Children can often count to ten from quite a young age. They learn through songs such as ’One, two three, four five, once I caught a fish alive,’ or count steps, sweets or jumps with their parents.
This practice of our number names doesn’t necessarily mean they can identify number quantities or can match numbers to items one by one. With practice, however they do. Many children then get stuck at this stage. They continue to count items one by one up to large quantities, sometimes up to one hundred. I have seen GCSE maths exam papers covered in tally marks. This is an obvious clue to the candidate’s weak facility in maths, he probably ran out of time in any exam using this method of calculation. This kind of student has failed to see the structure of our number system and doesn’t use the shortcut of counting in fives or tens. This makes maths laborious and often inaccurate.

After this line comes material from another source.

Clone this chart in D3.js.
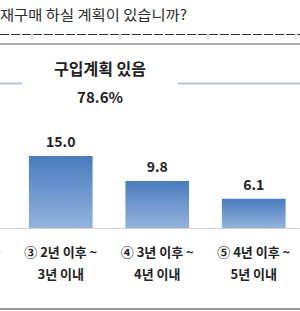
<!DOCTYPE html>
<html>
<head>
<meta charset="utf-8" />
<title>재구매 계획</title>
<style>
  body { margin: 0; background: #fff; }
  svg { display: block; font-family: "Noto Sans CJK KR", "Noto Sans", sans-serif; }
</style>
</head>
<body>
<svg id="chart" width="300" height="311"></svg>
<script src="https://d3js.org/d3.v7.min.js"></script>
<script>
// ---- data ----
var titleText = "재구매 하실 계획이 있습니까?";
var calloutLabel = "구입계획 있음";
var calloutValue = "78.6%";
var categoryLine1 = ["① 1년 이내", "② 1년 이후 ~", "③ 2년 이후 ~", "④ 3년 이후 ~", "⑤ 4년 이후 ~"];
var categoryLine2 = ["", "2년 이내", "3년 이내", "4년 이내", "5년 이내"];
var values = [22.4, 25.3, 15.0, 9.8, 6.1];   // first two are off-screen, estimated

var svg = d3.select("#chart");
var W = 300, baseY = 228;

// title + rules
svg.append("text").attr("x", 0).attr("y", 20)
  .attr("font-size", 14).attr("fill", "#2b2b2b")
  .attr("textLength", 187).attr("lengthAdjust", "spacingAndGlyphs")
  .text(titleText);
svg.append("line").attr("x1", 0).attr("x2", W).attr("y1", 34.5).attr("y2", 34.5)
  .attr("stroke", "#333").attr("stroke-width", 1).attr("stroke-dasharray", "9,2");
svg.append("line").attr("x1", 0).attr("x2", W).attr("y1", 44).attr("y2", 44)
  .attr("stroke", "#aaa").attr("stroke-width", 2);

// callout
svg.append("line").attr("x1", 0).attr("x2", 22).attr("y1", 83.5).attr("y2", 83.5)
  .attr("stroke", "#b3c4d9").attr("stroke-width", 2);
svg.append("line").attr("x1", 178).attr("x2", W).attr("y1", 83.5).attr("y2", 83.5)
  .attr("stroke", "#b3c4d9").attr("stroke-width", 2);
svg.append("text").attr("x", 100).attr("y", 75).attr("text-anchor", "middle")
  .attr("font-size", 16).attr("font-weight", "bold").attr("fill", "#222")
  .text(calloutLabel);
svg.append("text").attr("x", 100).attr("y", 103).attr("text-anchor", "middle")
  .attr("font-size", 15).attr("font-weight", "bold").attr("fill", "#222")
  .text(calloutValue);

// scales
var x = d3.scaleBand().domain(categoryLine1).range([-180.5, 302])
  .paddingInner(0.34).paddingOuter(0.17);
var y = d3.scaleLinear().domain([0, 47.5]).range([baseY, 0]);

var grad = svg.append("defs").append("linearGradient")
  .attr("id", "barGrad").attr("x1", 0).attr("y1", 0).attr("x2", 0).attr("y2", 1);
grad.append("stop").attr("offset", "0%").attr("stop-color", "#4a7cbf");
grad.append("stop").attr("offset", "100%").attr("stop-color", "#93b3dc");

var data = values.map(function(v, i) {
  return { c: categoryLine1[i], l2: categoryLine2[i], v: v };
});

// baseline
svg.append("line").attr("x1", 0).attr("x2", W).attr("y1", baseY + 0.5).attr("y2", baseY + 0.5)
  .attr("stroke", "#d4d4d4").attr("stroke-width", 1);

svg.selectAll("rect.bar").data(data).enter().append("rect")
  .attr("class", "bar")
  .attr("x", function(d) { return x(d.c); })
  .attr("width", x.bandwidth())
  .attr("y", function(d) { return y(d.v); })
  .attr("height", function(d) { return baseY - y(d.v); })
  .attr("fill", "url(#barGrad)");

svg.selectAll("text.val").data(data).enter().append("text")
  .attr("class", "val")
  .attr("x", function(d) { return x(d.c) + x.bandwidth() / 2; })
  .attr("y", function(d) { return y(d.v) - 9; })
  .attr("text-anchor", "middle").attr("font-size", 14).attr("font-weight", "bold")
  .attr("fill", "#222")
  .text(function(d) { return d.v.toFixed(1); });

svg.selectAll("text.cat1").data(data).enter().append("text")
  .attr("class", "cat1")
  .attr("x", function(d) { return x(d.c) + x.bandwidth() / 2; })
  .attr("y", 257)
  .attr("text-anchor", "middle").attr("font-size", 13).attr("font-weight", "bold")
  .attr("fill", "#222")
  .text(function(d) { return d.c; });

svg.selectAll("text.cat2").data(data).enter().append("text")
  .attr("class", "cat2")
  .attr("x", function(d) { return x(d.c) + x.bandwidth() / 2; })
  .attr("y", 279)
  .attr("text-anchor", "middle").attr("font-size", 13).attr("font-weight", "bold")
  .attr("fill", "#222")
  .text(function(d) { return d.l2; });

// bottom rule
svg.append("line").attr("x1", 0).attr("x2", W).attr("y1", 309).attr("y2", 309)
  .attr("stroke", "#999").attr("stroke-width", 2);
</script>
</body>
</html>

Yet, amazingly very young children, babies even, can identify the difference in quantities between three and four items, and will be drawn to the larger quantity of sweets they like. They are not counting or using number words to decide the larger quantity. They can ‘see’ which the larger quantity is . It is considered that we have a template for number quantity that makes it possible for us to identify number quantities up to five without needing to count. We can also identify larger quantities providing the ratio is 4 to 5. By replicating this ratio we should be able to tell the larger quantity between 16 and 20, 200 and 250 etc without needing to count.
An example of this template in the brain was exemplified by Dustin Hoffman playing an Autistic Savant in the film ‘Rainman’. He could identify large quantities of matches so quickly that it was clear he was matching the number quantity to a template for that number in his brain, he did not have enough time to count. This exceptional ability is at the extreme end of this facility seen in the very young baby who identifies that a card with three big black spots deserves more scrutiny, and stares more intensely, than the card with two spots shown previously.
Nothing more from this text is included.